**What the task asks:** In the records below, find the line with "Emit a LaTeX" and the line with "(start) at (531,36)"; return exactly those lines and every line between them.

**Data lines:**
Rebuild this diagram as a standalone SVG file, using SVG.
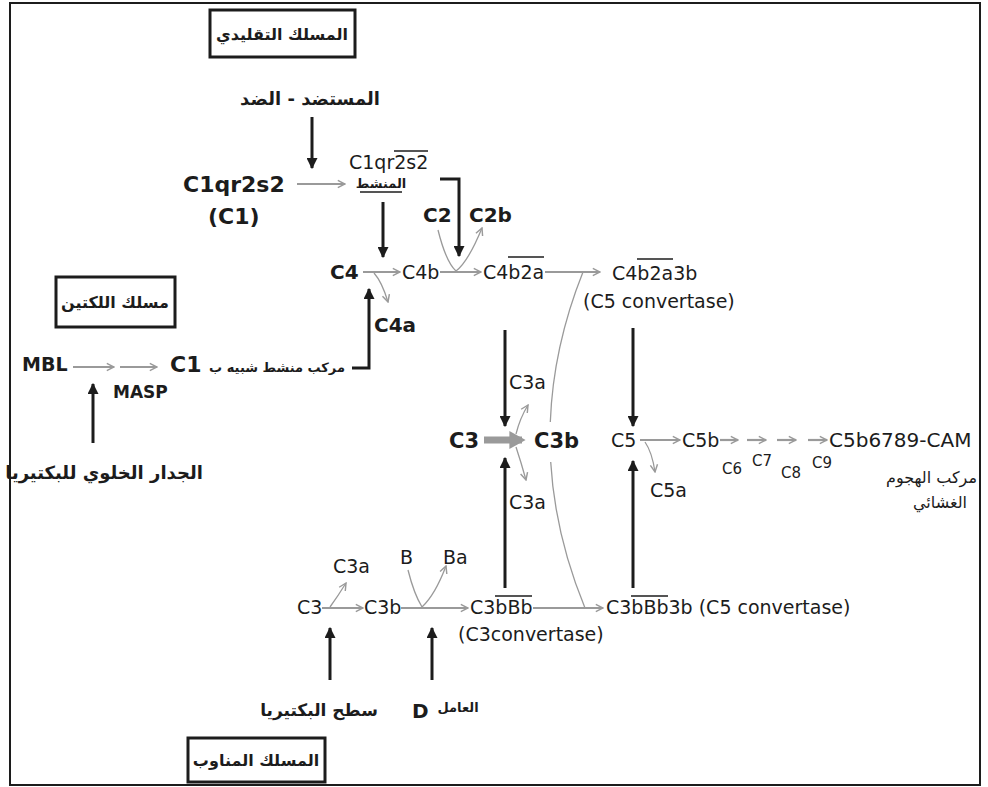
...
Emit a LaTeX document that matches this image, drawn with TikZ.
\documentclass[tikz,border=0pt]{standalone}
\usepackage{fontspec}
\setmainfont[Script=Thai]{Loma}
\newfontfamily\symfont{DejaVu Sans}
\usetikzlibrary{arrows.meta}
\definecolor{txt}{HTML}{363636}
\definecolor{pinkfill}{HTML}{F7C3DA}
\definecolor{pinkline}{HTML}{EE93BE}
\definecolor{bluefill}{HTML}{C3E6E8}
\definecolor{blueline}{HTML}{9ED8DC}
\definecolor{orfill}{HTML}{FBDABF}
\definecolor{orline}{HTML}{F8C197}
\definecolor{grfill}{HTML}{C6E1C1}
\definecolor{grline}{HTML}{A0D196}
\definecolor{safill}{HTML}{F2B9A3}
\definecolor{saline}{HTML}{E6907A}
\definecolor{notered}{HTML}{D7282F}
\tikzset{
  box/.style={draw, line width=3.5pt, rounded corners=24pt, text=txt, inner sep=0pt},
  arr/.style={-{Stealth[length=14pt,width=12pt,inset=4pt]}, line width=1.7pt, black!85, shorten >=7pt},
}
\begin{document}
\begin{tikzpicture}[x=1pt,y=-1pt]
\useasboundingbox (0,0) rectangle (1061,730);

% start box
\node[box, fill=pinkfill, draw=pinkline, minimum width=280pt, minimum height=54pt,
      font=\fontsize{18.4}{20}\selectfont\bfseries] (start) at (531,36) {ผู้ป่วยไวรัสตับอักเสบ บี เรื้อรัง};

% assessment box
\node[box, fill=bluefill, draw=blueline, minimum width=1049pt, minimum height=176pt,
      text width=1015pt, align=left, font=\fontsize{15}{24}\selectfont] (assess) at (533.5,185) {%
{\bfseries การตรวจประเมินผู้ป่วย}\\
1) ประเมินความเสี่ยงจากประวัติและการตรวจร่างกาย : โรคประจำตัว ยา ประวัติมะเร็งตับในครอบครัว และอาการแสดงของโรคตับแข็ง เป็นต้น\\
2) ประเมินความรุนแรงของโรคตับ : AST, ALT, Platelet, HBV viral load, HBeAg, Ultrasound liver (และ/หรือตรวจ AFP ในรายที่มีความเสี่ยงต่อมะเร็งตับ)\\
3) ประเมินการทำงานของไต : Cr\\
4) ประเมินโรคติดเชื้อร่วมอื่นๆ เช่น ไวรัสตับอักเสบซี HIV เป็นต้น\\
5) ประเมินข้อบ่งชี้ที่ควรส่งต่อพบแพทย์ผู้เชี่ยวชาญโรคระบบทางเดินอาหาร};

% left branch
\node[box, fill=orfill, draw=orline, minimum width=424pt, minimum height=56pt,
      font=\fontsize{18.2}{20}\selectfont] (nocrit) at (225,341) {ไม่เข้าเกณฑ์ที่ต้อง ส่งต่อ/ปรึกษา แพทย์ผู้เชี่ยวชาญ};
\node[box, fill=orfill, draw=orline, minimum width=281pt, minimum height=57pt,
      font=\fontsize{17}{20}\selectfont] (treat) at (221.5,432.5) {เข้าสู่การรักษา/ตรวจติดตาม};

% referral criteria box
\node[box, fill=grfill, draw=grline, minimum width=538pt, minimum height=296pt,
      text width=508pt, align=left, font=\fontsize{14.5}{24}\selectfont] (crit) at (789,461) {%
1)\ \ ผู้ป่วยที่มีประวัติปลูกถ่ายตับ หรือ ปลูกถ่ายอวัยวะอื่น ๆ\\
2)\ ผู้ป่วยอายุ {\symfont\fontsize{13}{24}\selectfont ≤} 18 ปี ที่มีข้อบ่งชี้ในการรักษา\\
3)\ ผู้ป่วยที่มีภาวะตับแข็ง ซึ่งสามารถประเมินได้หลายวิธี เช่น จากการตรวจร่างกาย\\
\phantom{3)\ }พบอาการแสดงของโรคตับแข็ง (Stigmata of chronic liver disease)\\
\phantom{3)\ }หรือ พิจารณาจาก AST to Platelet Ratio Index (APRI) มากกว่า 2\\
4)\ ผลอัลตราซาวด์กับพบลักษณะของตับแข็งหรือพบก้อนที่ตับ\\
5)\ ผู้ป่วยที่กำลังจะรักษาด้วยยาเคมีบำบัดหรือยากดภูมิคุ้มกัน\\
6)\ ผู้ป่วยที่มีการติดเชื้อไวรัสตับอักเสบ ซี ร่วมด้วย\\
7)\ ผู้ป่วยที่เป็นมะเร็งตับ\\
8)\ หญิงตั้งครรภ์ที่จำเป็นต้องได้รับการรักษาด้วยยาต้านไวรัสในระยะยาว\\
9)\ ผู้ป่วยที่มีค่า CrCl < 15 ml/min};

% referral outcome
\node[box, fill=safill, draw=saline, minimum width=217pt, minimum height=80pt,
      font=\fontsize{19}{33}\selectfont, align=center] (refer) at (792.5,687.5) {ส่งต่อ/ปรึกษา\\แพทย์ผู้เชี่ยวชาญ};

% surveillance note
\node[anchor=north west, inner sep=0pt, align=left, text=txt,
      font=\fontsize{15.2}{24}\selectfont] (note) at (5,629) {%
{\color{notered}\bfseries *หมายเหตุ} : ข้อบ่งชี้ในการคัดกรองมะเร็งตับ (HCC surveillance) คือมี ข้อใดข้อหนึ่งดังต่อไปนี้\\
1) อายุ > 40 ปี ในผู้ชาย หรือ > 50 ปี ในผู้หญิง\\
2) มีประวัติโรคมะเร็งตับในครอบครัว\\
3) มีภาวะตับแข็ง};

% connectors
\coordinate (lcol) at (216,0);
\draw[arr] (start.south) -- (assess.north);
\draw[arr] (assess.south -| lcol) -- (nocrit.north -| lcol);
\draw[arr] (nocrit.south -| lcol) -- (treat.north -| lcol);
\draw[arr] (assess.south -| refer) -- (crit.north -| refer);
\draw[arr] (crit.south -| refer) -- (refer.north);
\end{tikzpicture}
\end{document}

**Correct answer:**
Emit a LaTeX document that matches this image, drawn with TikZ.
\documentclass[tikz,border=0pt]{standalone}
\usepackage{fontspec}
\setmainfont[Script=Thai]{Loma}
\newfontfamily\symfont{DejaVu Sans}
\usetikzlibrary{arrows.meta}
\definecolor{txt}{HTML}{363636}
\definecolor{pinkfill}{HTML}{F7C3DA}
\definecolor{pinkline}{HTML}{EE93BE}
\definecolor{bluefill}{HTML}{C3E6E8}
\definecolor{blueline}{HTML}{9ED8DC}
\definecolor{orfill}{HTML}{FBDABF}
\definecolor{orline}{HTML}{F8C197}
\definecolor{grfill}{HTML}{C6E1C1}
\definecolor{grline}{HTML}{A0D196}
\definecolor{safill}{HTML}{F2B9A3}
\definecolor{saline}{HTML}{E6907A}
\definecolor{notered}{HTML}{D7282F}
\tikzset{
  box/.style={draw, line width=3.5pt, rounded corners=24pt, text=txt, inner sep=0pt},
  arr/.style={-{Stealth[length=14pt,width=12pt,inset=4pt]}, line width=1.7pt, black!85, shorten >=7pt},
}
\begin{document}
\begin{tikzpicture}[x=1pt,y=-1pt]
\useasboundingbox (0,0) rectangle (1061,730);

% start box
\node[box, fill=pinkfill, draw=pinkline, minimum width=280pt, minimum height=54pt,
      font=\fontsize{18.4}{20}\selectfont\bfseries] (start) at (531,36) {ผู้ป่วยไวรัสตับอักเสบ บี เรื้อรัง};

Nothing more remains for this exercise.